In tal senso, fino a gennaio ho potuto operare in modo efficace. Infatti, con le cessioni di 15 giocatori e con l’inserimento dei nuovi acquisti, è stato creato un gruppo omogeneo, equilibrato e competitivo, e non è un caso se ben 7 elementi acquisiti sul mercato sono diventati titolari, gli stessi che avrebbero poi dovuto rappresentare lo zoccolo duro di una squadra che dopo la vittoria contro la Fiorentina era saldamente al quarto posto in classifica.
Purtroppo però, quando ho tentato di alzare un muro, di mettere uno scudo a difesa del gruppo, mi sono ritrovato solo contro tutti. Sono stato abbandonato da una proprietà troppo distante da Roma, dalla Roma e dai tifosi. Sono stato lasciato solo a combattere una lotta che non potevo portare avanti senza il supporto di chi doveva essere al mio fianco. D’altronde, le battaglie da soli non si vincono, e a quel punto ho capito di non poter portare avanti il progetto per cui ero stato scelto. E questo ben prima che manifestassi al presidente Pallotta il mio disappunto per non essere stato neppure citato nella sua intervista. Avevo chiesto alla proprietà di allontanare gli elementi che violavano i segreti dello spogliatoio e del campo o, ancor peggio, che minavano i rapporti interni. Come quando, ad esempio, inventarono addirittura un litigio tra me e Dzeko. Quegli stessi elementi che, lavorando nel gruppo, avrebbero dovuto dimostrare fedeltà alla causa della Roma, rispettando il sacro silenzio dello spogliatoio, e che, invece, hanno preferito rendere pubblico l’esperimento della difesa a tre deciso da Fonseca, oppure l’infortunio riportato da Pellegrini. Evidentemente ho sbagliato io quando ho chiesto alla proprietà di eliminare questi elementi. E magari secondo qualcuno, avrei dovuto pure evitare di andare nello spogliatoio nell’intervallo del match con il Sassuolo sul 3-0, per spronare i giocatori a non calpestare la stessa loro dignità.

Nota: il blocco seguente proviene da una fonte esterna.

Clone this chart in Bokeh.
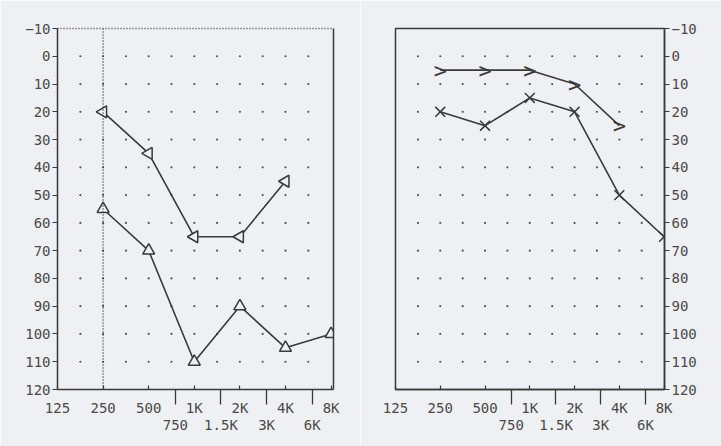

Vedere una squadra da me costruita essere umiliata così è stato un colpo al cuore, e se quella sera sono sceso nello spogliatoio l’ho fatto solo ed esclusivamente per la Roma e per i suoi tifosi, soprattutto per quelli che nonostante l’enorme delusione erano lì e non smettevano mai di cantare.
Sì, già a gennaio, a fronte anche di un programma di ulteriore ridimensionamento ordinato del presidente Pallotta, ho capito che non sarebbe stato semplice realizzare quel progetto triennale che mi era stato affidato solo pochi mesi prima. Alla fine mi è stato fatto pagare un conto esagerato, e questo solo per aver difeso la Roma dentro e fuori dal campo, facendo solo gli interessi della squadra.
Tuttavia, taluni hanno voluto bocciarmi per i miei limiti nella comunicazione, alcune volte troppo diretta, ma sempre sincera. Quello che posso dire però, è che resterò orgoglioso del lavoro svolto fino ad oggi nella mia carriera e anche nella Roma.
Infine, faccio i miei migliori auguri a Dan e Ryan Friedkin e a tutta la nuova proprietà, nella speranza che riescano fin da subito a capire che questa città e questi tifosi hanno bisogno di una grande squadra che possa tornare il più presto possibile alla vittoria. Roma merita questo.